None of the releases in the first six months of the new year sold especially well. Art rushed out “How Far Am I From Canaan?” within a couple of weeks of the session, but it sold only fourteen thousand copies by July, when sales began to dwindle. It was a matter of relative indifference to the group from a financial point of view. With royalties established contractually at two cents a record, the difference between fifteen thousand and thirty thousand total sales (representing the sum of all Soul Stirrers releases in a quarterly royalty period) was very little, and there was virtually no likelihood of ever having more than $600 to divide among five group members at any given time. Records, in fact, were little more than a means to keep the public’s interest alive—record
sales
were merely important in order to maintain the record company’s interest and thereby ensure money and promotion for personal appearances. By the end of 1952, the Soul Stirrers had five singles out with Sam singing lead (Art released Sam’s composition “Just Another Day” in late August, and it sold somewhat better than “How Far Am I From Canaan?”), but it was still “Jesus Gave Me Water” that audiences called for every time.

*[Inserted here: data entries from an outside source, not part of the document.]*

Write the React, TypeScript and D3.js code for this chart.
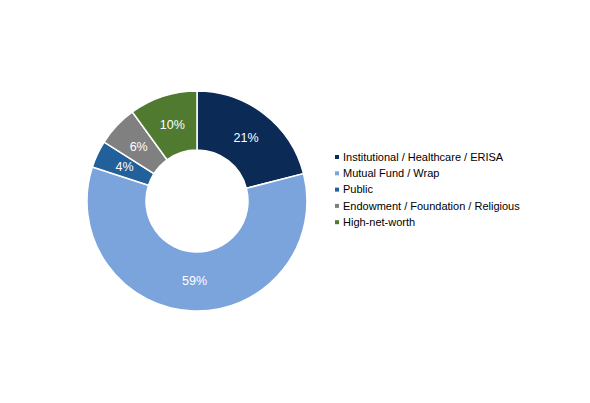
import React from "react";
import * as d3 from "d3";

const categories = [
  "Institutional / Healthcare / ERISA",
  "Mutual Fund / Wrap",
  "Public",
  "Endowment / Foundation / Religious",
  "High-net-worth",
];
const shares = [21, 59, 4, 6, 10];
const colors = ["#0c2a56", "#7ba3dc", "#21609a", "#808080", "#4f7a2f"];

const width = 590;
const height = 403;
const cx = 197;
const cy = 201;
const outerR = 110;
const innerR = 51;

const App: React.FC = () => {
  const pie = d3.pie<number>().sort(null).value((d) => d);
  const arcs = pie(shares);
  const arc = d3.arc<d3.PieArcDatum<number>>().innerRadius(innerR).outerRadius(outerR);
  const labelArc = d3.arc<d3.PieArcDatum<number>>().innerRadius(80).outerRadius(80);

  return (
    <svg
      width={width}
      height={height}
      style={{ position: "absolute", left: 0, top: 0, fontFamily: "Arial, 'Liberation Sans', sans-serif" }}
    >
      <rect width={width} height={height} fill="#fff" />
      <g transform={`translate(${cx},${cy})`}>
        {arcs.map((a, i) => (
          <path key={i} d={arc(a) || ""} fill={colors[i]} stroke="#fff" strokeWidth={1.5} />
        ))}
        {arcs.map((a, i) => {
          const [x, y] = labelArc.centroid(a);
          return (
            <text key={i} x={x} y={y} dy="0.35em" textAnchor="middle" fill="#fff" fontSize={12.5}>
              {shares[i]}%
            </text>
          );
        })}
      </g>
      <g transform="translate(337,157)">
        {categories.map((c, i) => (
          <g key={c} transform={`translate(0,${i * 16.3})`}>
            <rect x={-2} y={-2} width={4} height={4} fill={colors[i]} />
            <text x={6} dy="0.35em" fontSize={11} fill="#000">
              {c}
            </text>
          </g>
        ))}
      </g>
    </svg>
  );
};

export default App;
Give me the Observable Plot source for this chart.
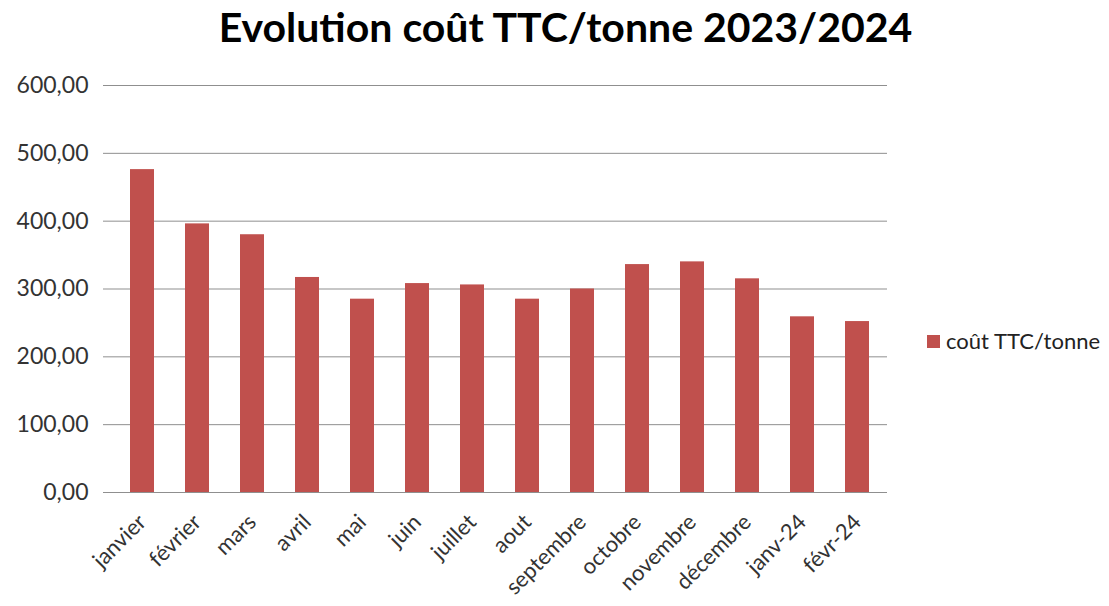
<!DOCTYPE html>
<html>
<head>
<meta charset="utf-8">
<script src="https://cdn.jsdelivr.net/npm/d3@7"></script>
<script src="https://cdn.jsdelivr.net/npm/@observablehq/plot@0.6"></script>
<style>
  html, body { margin: 0; padding: 0; background: #fff; }
  #wrap { position: relative; width: 1109px; height: 606px; font-family: Lato, "Open Sans", sans-serif; }
  #title { position: absolute; left: 11px; top: 2px; width: 1109px; text-align: center; font-weight: bold; font-size: 41px; color: #000; line-height: 50px; }
  #chart { position: absolute; left: 0; top: 60px; }
  #legend { position: absolute; left: 927px; top: 328px; font-size: 22px; color: #222; display: flex; align-items: center; white-space: nowrap; line-height: 26px; }
  #legend .sw { width: 13px; height: 13px; background: #C0504D; margin-right: 6px; }
</style>
</head>
<body>
<div id="wrap">
  <div id="title">Evolution coût TTC/tonne 2023/2024</div>
  <div id="chart"></div>
  <div id="legend"><span class="sw"></span><span>coût TTC/tonne</span></div>
</div>
<script>
const months = ["janvier", "février", "mars", "avril", "mai", "juin", "juillet", "aout", "septembre", "octobre", "novembre", "décembre", "janv-24", "févr-24"];
const costs = [476, 396, 380, 317, 285, 308, 306, 285, 300, 336, 340, 315, 259, 252];
const yTicks = [0, 100, 200, 300, 400, 500, 600];
const seriesName = "coût TTC/tonne";

const data = months.map((m, i) => ({month: m, value: costs[i]}));
const fmt = d => d.toFixed(2).replace(".", ",");
const gray = "#8f8f8f";

// Excel-style category boundary ticks below the x axis
function boundaryTicks(index, scales, values, dims) {
  const g = d3.create("svg:g");
  const W = dims.width - dims.marginLeft - dims.marginRight;
  const y0 = scales.y(0);
  for (let k = 0; k <= months.length; k++) {
    const px = dims.marginLeft + k * W / months.length;
    g.append("line").attr("x1", px).attr("x2", px).attr("y1", y0).attr("y2", y0 + 8)
      .attr("stroke", gray).attr("stroke-width", 1);
  }
  return g.node();
}

function leftAxisLine(index, scales, values, dims) {
  const g = d3.create("svg:g");
  g.append("line").attr("x1", dims.marginLeft + 0.5).attr("x2", dims.marginLeft + 0.5)
    .attr("y1", scales.y(0)).attr("y2", scales.y(600)).attr("stroke", gray);
  return g.node();
}

const chart = Plot.plot({
  width: 1109,
  height: 546,
  marginTop: 25,
  marginBottom: 114,
  marginLeft: 111,
  marginRight: 222,
  style: {fontFamily: "Lato, 'Open Sans', sans-serif", color: "#333", background: "#fff"},
  x: {domain: months, paddingInner: 0.565, paddingOuter: 0.2825, label: null},
  y: {domain: [0, 600], label: null},
  marks: [
    Plot.gridY(yTicks, {stroke: gray, strokeOpacity: 1, strokeWidth: 1}),
    Plot.barY(data, {x: "month", y: "value", fill: "#C0504D"}),
    Plot.ruleY([0], {stroke: gray, strokeWidth: 1}),
    Plot.ruleX([0], {render: leftAxisLine}),
    Plot.axisY(yTicks, {tickFormat: fmt, tickSize: 8, tickPadding: 15, fontSize: 23, stroke: gray, fill: "#333"}),
    Plot.axisX({tickSize: 0, tickRotate: -45, tickPadding: 26, dx: 0, fontSize: 22, fill: "#333", textAnchor: "end"}),
    Plot.ruleX([0], {render: boundaryTicks})
  ]
});
document.getElementById("chart").appendChild(chart);
</script>
</body>
</html>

Art meanwhile had discovered a new market whose potential he had suspected from the day he first went into the music business but whose existence no one had ever been able to actually verify until now. With New Orleans-born Lloyd Price’s “Lawdy Miss Clawdy,” Specialty Records had the first bona fide industry-wide crossover hit.

R
UPE HAD SET OUT FOR NEW ORLEANS
in March of 1952, some two weeks after the Soul Stirrers’ session, not with the idea of crossover success but in hopes of discovering an artist who could match twenty-four-year-old New Orleans piano player Fats Domino’s notable record of commercial success—and thoroughly disarming musical charm—in the r&b market. He set up a series of auditions at Cosimo Matassa’s J&M Studio on North Rampart Street, where Fats had recorded all of his regional and national hits, but after a week in which nearly every one of the singers sounded to Rupe “amateurish and quite poor,” he was about to give up when this “young fellow showed up just as I was getting ready to leave.”

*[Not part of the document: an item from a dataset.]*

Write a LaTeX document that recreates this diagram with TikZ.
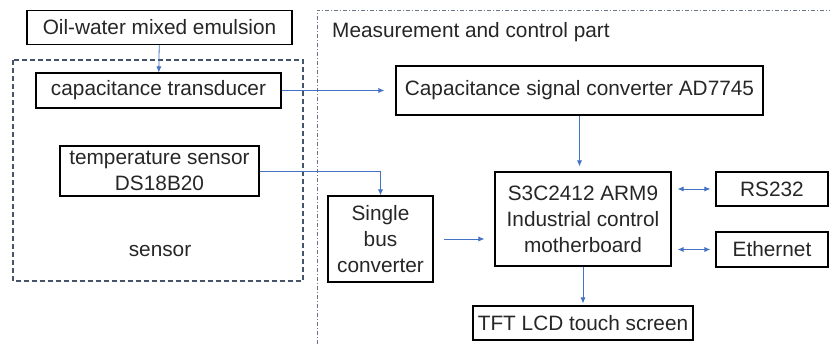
\documentclass[tikz,border=0pt]{standalone}
\usepackage{fontspec}
\setmainfont{Liberation Sans}
\usetikzlibrary{arrows.meta}
\definecolor{linkblue}{RGB}{68,114,196}
\definecolor{frameblue}{RGB}{68,84,106}

\begin{document}
\begin{tikzpicture}[x=1pt, y=-1pt,
    block/.style={draw, line width=1.1pt, inner sep=0pt, align=center,
      font=\fontsize{20.8}{26}\selectfont, text=black!85},
    label/.style={inner sep=0pt, font=\fontsize{20.8}{26}\selectfont, text=black!85},
    link/.style={linkblue, line width=0.8pt, -{Latex[length=6pt,width=5pt]}},
    dlink/.style={linkblue, line width=0.8pt, {Latex[length=6pt,width=5pt]}-{Latex[length=6pt,width=5pt]}}]
      \useasboundingbox (0,0) rectangle (830,344);

      % groups
      \draw[frameblue, line width=1.2pt, dash pattern=on 5pt off 3pt] (13,60) rectangle (303,281);
      \draw[frameblue!80, line width=0.9pt, dash pattern=on 4pt off 2pt on 1pt off 2pt] (317,344) -- (317,10) -- (831,10);
      \node[label] (sens) at (160,251) {sensor};
      \node[label, anchor=west] (meas) at (332,32) {Measurement and control part};

      % blocks
      \node[block, minimum width=265pt, minimum height=34pt] (oil) at (159.5,27.5) {Oil-water mixed emulsion};
      \node[block, minimum width=245pt, minimum height=35pt] (cap) at (158.5,90.5) {capacitance transducer};
      \node[block, minimum width=199pt, minimum height=50pt] (temp) at (159.5,171) {temperature sensor\\DS18B20};
      \node[block, minimum width=367pt, minimum height=49pt] (conv) at (579.5,90.5) {Capacitance signal converter AD7745};
      \node[block, minimum width=176pt, minimum height=94pt] (arm) at (583,219) {S3C2412 ARM9\\Industrial control\\motherboard};
      \node[block, minimum width=105pt, minimum height=86pt] (bus) at (380.5,239) {Single\\bus\\converter};
      \node[block, minimum width=112pt, minimum height=34pt] (rs) at (772,189) {RS232};
      \node[block, minimum width=112pt, minimum height=35pt] (eth) at (772,249.5) {Ethernet};
      \node[block, minimum width=220pt, minimum height=34pt] (tft) at (583,323) {TFT LCD touch screen};

      % connections
      \draw[link] (oil) -- (cap);
      \draw[link, shorten >=11pt] (cap.east) -- (cap.east -| conv.west);
      \draw[link, shorten >=5pt] (conv.south) -- (conv.south |- arm.north);
      \draw[link] (temp.east) -| (bus.north);
      \draw[link, shorten <=10pt, shorten >=10pt] (bus.east) -- (bus.east -| arm.west);
      \draw[dlink, shorten <=6pt, shorten >=5pt] (arm.east |- rs.west) -- (rs.west);
      \draw[dlink, shorten <=6pt, shorten >=5pt] (arm.east |- eth.west) -- (eth.west);
      \draw[link, shorten >=2pt] (arm) -- (tft);
\end{tikzpicture}
\end{document}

The young fellow was twenty-year-old Lloyd Price, and he had heard about the audition through Fats’ bandleader, Dave Bartholomew. He practically had to beg Rupe to listen to his song (“I thought he was going to cry when . . . I told him it was time for me to go”), but when Art heard it, he was knocked out by both the song, which the boy called “Lawdy Miss Clawdy” after a Maxwell House Coffee commercial that local DJ Okey Dokey had put together in his style of rhyming patter (“Lawdy, Miss Clawdy, drink Maxwell House Coffee and eat Mother’s homemade pies!”), and its delivery. “It was,” Rupe recalled, “very emotional, very fervent.” It also had a freshness, a kind of optimistic vulnerability that was reminiscent both of gospel music and of B.B. King’s new gospel-influenced blues. At the same time, though, it possessed a
flair
that, it seemed evident, no one but this kid, with his engaging manner and wide, open grin, could put across.

Art quickly organized a session, using Dave Bartholomew as the leader plus the core of the Fats Domino band, with Fats himself laying down those immediately recognizable rolling piano triplets that had established his style. They recorded three additional titles, but “Lawdy Miss Clawdy” was clearly the one, and Art released it without a lot of fanfare a month and a half after the New Orleans session. It entered the r&b charts on May 17 and stayed there for much of the remainder of the year, occupying the number-one spot for seven weeks in the summer of 1952 and becoming Specialty’s first bona fide million-seller without any official acknowledgment in the pop marketplace. But it was white under-the-counter sales that raised it from the status of just another “race records” hit.

“The white retail shops began to carry it because market demand dictates where the product goes,” Rupe summed up years later with the irrefutable logic of the financial analyst. In fact, one of the biggest obstacles to getting the kind of sales for a gospel or rhythm and blues hit that a pop record could achieve was the very absence of conventional retail outlets. Race records promotion was still based primarily on word of mouth within the community, and merchandise was sold at least as often at barbershops, shoe-shine parlors, and taxi stands as at the kind of record store where you might be able to find a wide variety of choices carefully set out in neatly ordered bins.

The widespread growth of radio, increased teenage buying power after the war, and changing social and racial mores were suddenly beginning to affect record-buying habits, particularly in the white community, something that was not lost on the independent labels that operated on the margins of the business. “As far as we can determine,” wrote Atlantic Records executives Jerry Wexler and Ahmet Ertegun in
Cash Box
in 1954, “the first area where the blues stepped out . . . was the South. Distributors there about two years ago began to report that white high school and college kids were picking up on the rhythm and blues records—primarily to dance to—[and] conservative old line . . . record stores in southern cities found themselves compelled to stock, display, and push rhythm and blues recordings.” They went on to cite numerous examples of this trend which had “swept the rhythm and blues markets and [gone] on to become favorites with many, many young white record fans,” and “Lawdy Miss Clawdy” appropriately—from the standpoint of both chronology and sales—led the list.